We’re writing our Jest unit tests, and our Cypress end-to-end tests for Fender Rewards. We obviously don’t want our Jest tests to take 5 seconds per test; how can we make sure that all of our unit tests run in less than 2 seconds?

One of the issues that we’re running into is that a Cypress test to check for the content of a User’s Rewards Page works locally, but fails in our CI/CD environment because it’s getting different user data from the QA environment. What are some of the ideas you’d have to fix this?

Can and how do we still have valid tests even if we don’t know what the response is going to be from all environments (local, qa, prod)? Let’s fast-forward again to near the end of the project. We have launched our MVP, and we are adding additional features. Marketing is planning on sending an email to all of our list subscribers, over a million people, to launch Fender Rewards. Our dealers have gone through training by way of our dealer portal, everything is ready. The day of the launch, QA notices that if you place two orders online within a short time window, you can get a 10% discount on both orders. How should we triage this bug?

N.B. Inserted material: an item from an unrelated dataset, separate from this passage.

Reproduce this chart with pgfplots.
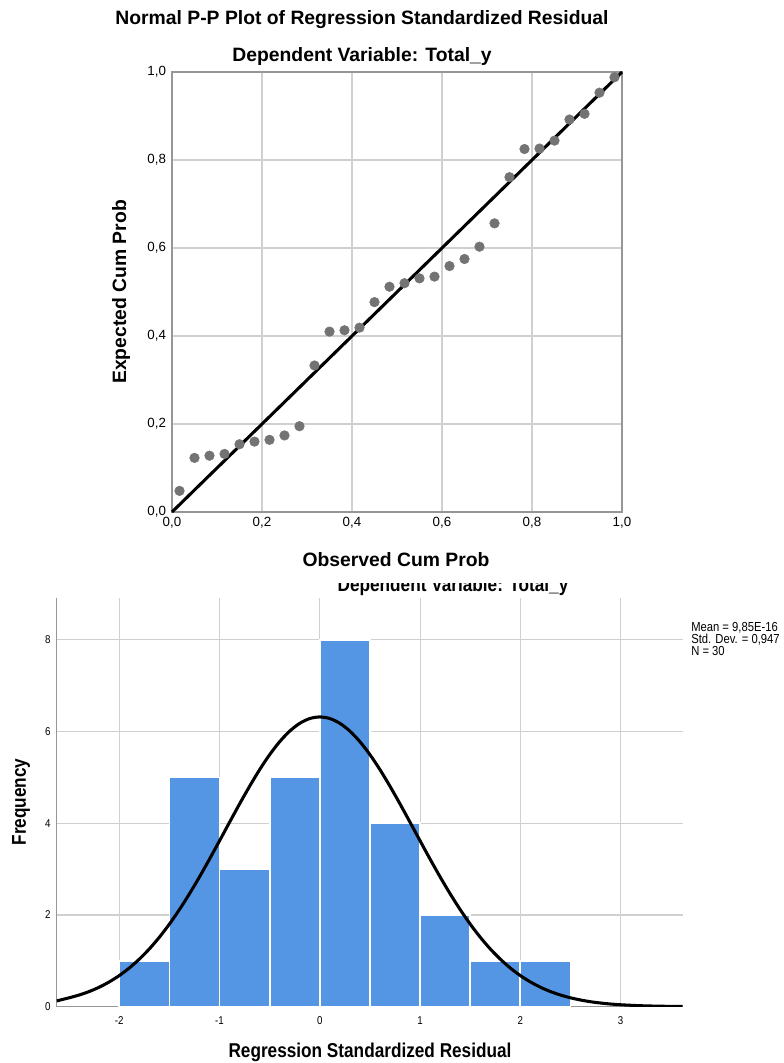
\documentclass[border=0pt]{standalone}
\usepackage{fontspec}
\setmainfont{Liberation Sans}
\newfontfamily\narrowfont[FakeStretch=0.86]{Liberation Sans}
\usepackage{pgfplots}
\pgfplotsset{compat=1.18}
\definecolor{gridgray}{RGB}{208,208,208}
\definecolor{axisgray}{RGB}{150,150,150}
\definecolor{dotgray}{RGB}{115,115,115}
\definecolor{barblue}{RGB}{85,150,228}

\begin{document}
\begin{tikzpicture}[x=0.75pt,y=-0.75pt]
\useasboundingbox (0,0) rectangle (783,1063);

% ---------------- P-P plot ----------------
\node[font=\bfseries\fontsize{14.5}{16}\selectfont] at (362,20) {Normal P-P Plot of Regression Standardized Residual};
\node[font=\bfseries\fontsize{14.5}{16}\selectfont] at (362,57) {Dependent Variable: Total\_y};

\begin{axis}[
    at={(129pt,-384pt)}, anchor=south west,
    scale only axis, width=337.5pt, height=330pt,
    xmin=0, xmax=1, ymin=0, ymax=1,
    xtick={0,0.2,0.4,0.6,0.8,1}, ytick={0,0.2,0.4,0.6,0.8,1},
    grid=major, grid style={gridgray, line width=0.8pt},
    axis line style={axisgray, line width=0.9pt},
    major tick length=0pt,
    /pgf/number format/.cd, use comma, fixed, fixed zerofill, precision=1, assume math mode=true,
    /pgfplots/.cd,
    ticklabel style={font=\fontsize{10}{11}\selectfont},
    xticklabel style={yshift=0pt},
    yticklabel style={xshift=-1pt},
    clip=false,
]
\addplot[only marks, mark=*, mark size=3.6pt, dotgray, mark options={draw=dotgray, fill=dotgray}]
coordinates {
(0.0167,0.048)(0.0500,0.123)(0.0833,0.128)(0.1167,0.132)(0.1500,0.154)
(0.1833,0.160)(0.2167,0.164)(0.2500,0.174)(0.2833,0.195)(0.3167,0.333)
(0.3500,0.410)(0.3833,0.413)(0.4167,0.419)(0.4500,0.477)(0.4833,0.512)
(0.5167,0.520)(0.5500,0.531)(0.5833,0.535)(0.6167,0.559)(0.6500,0.575)
(0.6833,0.603)(0.7167,0.656)(0.7500,0.761)(0.7833,0.825)(0.8167,0.826)
(0.8500,0.844)(0.8833,0.892)(0.9167,0.905)(0.9500,0.953)(0.9833,0.988)
};
\addplot[black, line width=2.3pt] coordinates {(0,0)(1,1)};
\end{axis}
\node[font=\bfseries\fontsize{14.5}{16}\selectfont] at (396,560) {Observed Cum Prob};
\node[rotate=90, font=\bfseries\fontsize{14.5}{16}\selectfont] at (121,292) {Expected Cum Prob};

% ---------------- histogram ----------------
% the second title is cut off at the top in the source image
\begin{scope}
\clip (0,583) rectangle (783,1063);
\node[anchor=base, font=\narrowfont\bfseries\fontsize{15}{17}\selectfont] at (453,591) {Dependent Variable: Total\_y};
\end{scope}

\begin{axis}[
    at={(42.5pt,-755pt)}, anchor=south west,
    scale only axis, width=469.5pt, height=306.75pt,
    xmin=-2.625, xmax=3.62, ymin=0, ymax=8.92,
    xtick={-2,-1,0,1,2,3}, ytick={0,2,4,6,8},
    grid=major, grid style={gridgray, line width=0.8pt},
    axis x line=bottom, axis y line=left,
    axis line style={axisgray, line width=0.9pt, -},
    major tick length=0pt,
    /pgf/number format/assume math mode=true,
    ticklabel style={font=\narrowfont\fontsize{8.5}{9.5}\selectfont},
    xticklabel style={yshift=-4pt},
    yticklabel style={xshift=-1pt},
    clip=true,
]
\addplot[ybar interval, fill=barblue, draw=white, line width=1.3pt]
coordinates {(-2,1)(-1.5,5)(-1,3)(-0.5,5)(0,8)(0.5,4)(1,2)(1.5,1)(2,1)(2.5,1)};
\addplot[black, line width=2.3pt, smooth] coordinates {
(-2.625,0.126)(-2.5,0.194)(-2.4,0.255)(-2.3,0.331)(-2.2,0.425)(-2.1,0.541)
(-2.0,0.679)(-1.9,0.844)(-1.8,1.038)(-1.7,1.261)(-1.6,1.516)(-1.5,1.802)
(-1.4,2.119)(-1.3,2.463)(-1.2,2.831)(-1.1,3.219)(-1.0,3.619)(-0.9,4.023)
(-0.8,4.423)(-0.7,4.808)(-0.6,5.170)(-0.5,5.497)(-0.4,5.780)(-0.3,6.010)
(-0.2,6.180)(-0.1,6.284)(0,6.319)(0.1,6.284)(0.2,6.180)(0.3,6.010)
(0.4,5.780)(0.5,5.497)(0.6,5.170)(0.7,4.808)(0.8,4.423)(0.9,4.023)
(1.0,3.619)(1.1,3.219)(1.2,2.831)(1.3,2.463)(1.4,2.119)(1.5,1.802)
(1.6,1.516)(1.7,1.261)(1.8,1.038)(1.9,0.844)(2.0,0.679)(2.1,0.541)
(2.2,0.425)(2.3,0.331)(2.4,0.255)(2.5,0.194)(2.6,0.146)(2.7,0.108)
(2.8,0.080)(2.9,0.058)(3.0,0.042)(3.2,0.021)(3.4,0.010)(3.62,0.004)
};
\end{axis}
\node[font=\narrowfont\bfseries\fontsize{15}{17}\selectfont] at (370,1052) {Regression Standardized Residual};
\node[rotate=90, font=\narrowfont\bfseries\fontsize{15}{17}\selectfont] at (21,802) {Frequency};

\node[anchor=north west, align=left, inner sep=0pt,
      font=\narrowfont\fontsize{9.8}{9.2}\selectfont] at (691,622)
  {Mean = 9,85E-16\\Std. Dev. = 0,947\\N = 30};
\end{tikzpicture}
\end{document}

You’ve found a solution to the bug and are planning on doing a quick deployment to production. How can we make sure that the bug has been fixed and will never come back? QA has a limited amount of time and sanity and can’t go through a complete site regression before the CRM emails start landing; how can we prove that we haven’t broken something else on the site?

Wrap-up

We’re now a month after the launch, which was wildly successful. We have learned a lot about our engineering process, user behavior, our technical capabilities, and have proven out that we can deploy projects which cover multiple engineering teams across all of Fender. We’re already planning the next big add-on to Fender Rewards based upon those learnings, and we’re going to have a release retrospective in Engineering. What sort of data should we expect to bring to this retrospective? In this hypothetical retro, what data would you need in order to support your points around what we did well, and how we could improve in the future?